As I was reading the exemplary biography of Harriet Tubman from the children’s “Ordinary People Change the World” series sometime last year I thought her life would make an amazing movie. Shortly after that I saw a preview for the heroine’s titular film. Coincidence? Once again Hollywood shows us how it’s done, telling compelling stories of the Black Experience, AND we got a Dolemite biopic. Diversity, California style! But not Tupac’s California, the white one.
One pope is enough thanks, but I guess it takes two to reflect on one of the grandest cultural institutions of humanity that promotes fear, control, and the prolific molestation of countless children. Amen!
That trailer for 1916 looks like a doozy. Mr. Kate Winslow, you done good! Welp, it looks like you got divorced ten years ago but doesn’t WWI feel like yesterday?
Noah Baumgartener, is it your year? If the Winslows saw “Marriage Story” ten years ago would it have inspired them to work through the pain and strike a balance between creative self-involvement and affluent cruelty? This is a question for which there may be no answers, but I’ll wager a guess and say “who knows.”
The song nominated from Cats happened when I went to the bathroom so I’m a clean slate for this category. My money is on the Lovers Lopez (although maybe they are family – no judgments!) for their song from Freeze 2: “Into the Unknown.” “Into the Unknown” is what I whisper as I flush the toilet in the morning and it’s a real theme for the new year.
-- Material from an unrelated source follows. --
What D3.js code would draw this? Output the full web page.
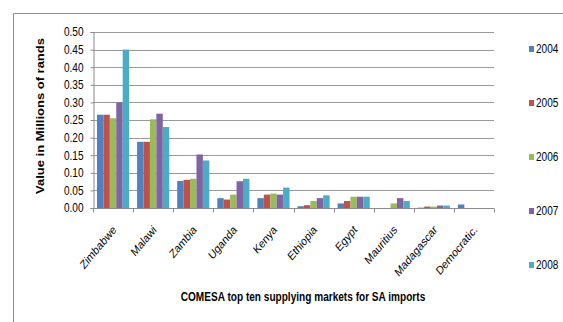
<!DOCTYPE html>
<html>
<head>
<meta charset="utf-8">
<script src="https://cdn.jsdelivr.net/npm/d3@7"></script>
<style>
  body { margin: 0; background: #fff; }
  svg text { font-family: "Liberation Sans", Arial, sans-serif; fill: #000; }
</style>
</head>
<body>
<svg id="chart" width="563" height="322"></svg>
<script>
// markets and years
const markets = ['Zimbabwe', 'Malawi', 'Zambia', 'Uganda', 'Kenya', 'Ethiopia', 'Egypt', 'Mauritius', 'Madagascar', 'Democratic.'];
const years = ['2004', '2005', '2006', '2007', '2008'];
const colors = ['#4F81BD', '#C0504D', '#9BBB59', '#8064A2', '#4BACC6'];

// values in millions of rands, one array per year
const v2004 = [0.265, 0.188, 0.077, 0.028, 0.028, 0.005, 0.013, 0, 0.001, 0.010];
const v2005 = [0.265, 0.188, 0.080, 0.024, 0.038, 0.008, 0.020, 0, 0.004, 0];
const v2006 = [0.255, 0.252, 0.083, 0.038, 0.041, 0.020, 0.032, 0.013, 0.004, 0];
const v2007 = [0.300, 0.268, 0.152, 0.076, 0.038, 0.028, 0.032, 0.028, 0.007, 0];
const v2008 = [0.450, 0.230, 0.135, 0.083, 0.058, 0.036, 0.032, 0.020, 0.007, 0];
const series = [v2004, v2005, v2006, v2007, v2008];

const yTicks = [0, 0.05, 0.1, 0.15, 0.2, 0.25, 0.3, 0.35, 0.4, 0.45, 0.5];

// the source picture is squeezed sideways, so every text gets this x scale
const SQ = 0.84;

const svg = d3.select('#chart');
const plot = {left: 93, right: 494, top: 32, bottom: 208};

// outer frame (only top and left edges show in the crop)
svg.append('path')
  .attr('d', 'M13.5,322 V13.5 H563')
  .attr('fill', 'none')
  .attr('stroke', '#8c8c8c')
  .attr('stroke-width', 1);

const x = d3.scaleBand().domain(markets).range([plot.left, plot.right]).paddingInner(0).paddingOuter(0);
const xInner = d3.scaleBand().domain(years).range([0, x.bandwidth()]).paddingOuter(0.62).paddingInner(0);
const y = d3.scaleLinear().domain([0, 0.5]).range([plot.bottom, plot.top]);

// gridlines
svg.append('g')
  .selectAll('line')
  .data(yTicks.slice(1))
  .join('line')
  .attr('x1', plot.left)
  .attr('x2', plot.right)
  .attr('y1', d => Math.round(y(d)) + 0.5)
  .attr('y2', d => Math.round(y(d)) + 0.5)
  .attr('stroke', '#9a9a9a')
  .attr('stroke-width', 1);

// bars
const groups = svg.append('g')
  .selectAll('g')
  .data(years)
  .join('g')
  .attr('fill', (d, i) => colors[i]);
groups.selectAll('rect')
  .data((yr, i) => markets.map((m, j) => ({m, yr, v: series[i][j]})))
  .join('rect')
  .attr('x', d => x(d.m) + xInner(d.yr))
  .attr('width', xInner.bandwidth())
  .attr('y', d => y(d.v))
  .attr('height', d => plot.bottom - y(d.v));

// y axis
const yAxis = svg.append('g')
  .attr('transform', `translate(${plot.left + 0.5},0)`)
  .call(d3.axisLeft(y).tickValues(yTicks).tickFormat(d3.format('.2f')).tickSize(3).tickPadding(6));
yAxis.select('.domain').attr('stroke', '#8c8c8c');
yAxis.selectAll('.tick line').attr('stroke', '#8c8c8c');
yAxis.selectAll('text')
  .attr('x', -10 / SQ)
  .attr('transform', `scale(${SQ},1)`)
  .style('font-size', '12px');

// x axis: ticks on category boundaries
const xAxisG = svg.append('g').attr('transform', `translate(0,${plot.bottom + 0.5})`);
xAxisG.append('line')
  .attr('x1', plot.left).attr('x2', plot.right)
  .attr('stroke', '#8c8c8c');
xAxisG.selectAll('line.tk')
  .data(markets.map(m => x(m)).concat([plot.right]))
  .join('line')
  .attr('class', 'tk')
  .attr('x1', d => Math.round(d) + 0.5)
  .attr('x2', d => Math.round(d) + 0.5)
  .attr('y1', 0).attr('y2', 4)
  .attr('stroke', '#8c8c8c');
xAxisG.selectAll('text')
  .data(markets)
  .join('text')
  .attr('transform', d => `translate(${x(d) + x.bandwidth() / 2 + 4},${22}) scale(${SQ},1) rotate(-45)`)
  .attr('text-anchor', 'end')
  .style('font-size', '12px')
  .text(d => d);

// axis titles
svg.append('text')
  .attr('transform', `translate(44,116) scale(${SQ},1) rotate(-90)`)
  .attr('text-anchor', 'middle')
  .style('font-size', '13px')
  .style('font-weight', 'bold')
  .text('Value in Millions of rands');
svg.append('text')
  .attr('transform', `translate(303,301) scale(${SQ},1)`)
  .attr('text-anchor', 'middle')
  .style('font-size', '12px')
  .style('font-weight', 'bold')
  .text('COMESA top ten supplying markets for SA imports');

// legend
const legend = svg.append('g')
  .selectAll('g')
  .data(years)
  .join('g')
  .attr('transform', (d, i) => `translate(529,${49 + i * 54})`);
legend.append('rect')
  .attr('x', 0).attr('y', -3)
  .attr('width', 5).attr('height', 6)
  .attr('fill', (d, i) => colors[i]);
legend.append('text')
  .attr('transform', `translate(7,0) scale(${SQ},1)`)
  .attr('dy', '0.35em')
  .style('font-size', '12px')
  .text(d => d);
</script>
</body>
</html>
I think a good idea for a film would begin with a toilet flushing – just an idea!
Now let’s give it up for the “Little Women” of the actress categories. My thoughts here are few and far between. Annette Bening, isn’t it enough for you to be there glowering at us from the start of every Columbia Pictures movie? Wouldn’t you just love to do a jigsaw puzzle with Beanie Feldstein? Ladies – gotta love em.

There’s only room for one Todd this year
Sometimes I’m trying to relax but then I get worried that one day I’ll get Billied on the street and I won’t be prepared, so I stay sharp by naming as many Asian celebrities as fast as I can – just in case that’s what he asks me. I’m always going to put Awkwafina at the top of my list, so let’s put her at the top of this one too. But let’s also make room for Constance – can’t wait to see her dazzle us in some Wu-Wear on the Rug of Stars. And if it’s a year where Bongo Ho is behind the lens you know you’re in for a treat. Let’s all starve our proverbial tapeworms, hold a bowl of warm broth near our open mouths and let that “Paradise” out!
The night of the Globes, will it be Ford or Ferrari? Or will Adam drive the competition home as a show of good sportsmanship and neighborly goodwill? Keep your eyes peeled, keep this page bookmarked, and keep dreaming about the stars!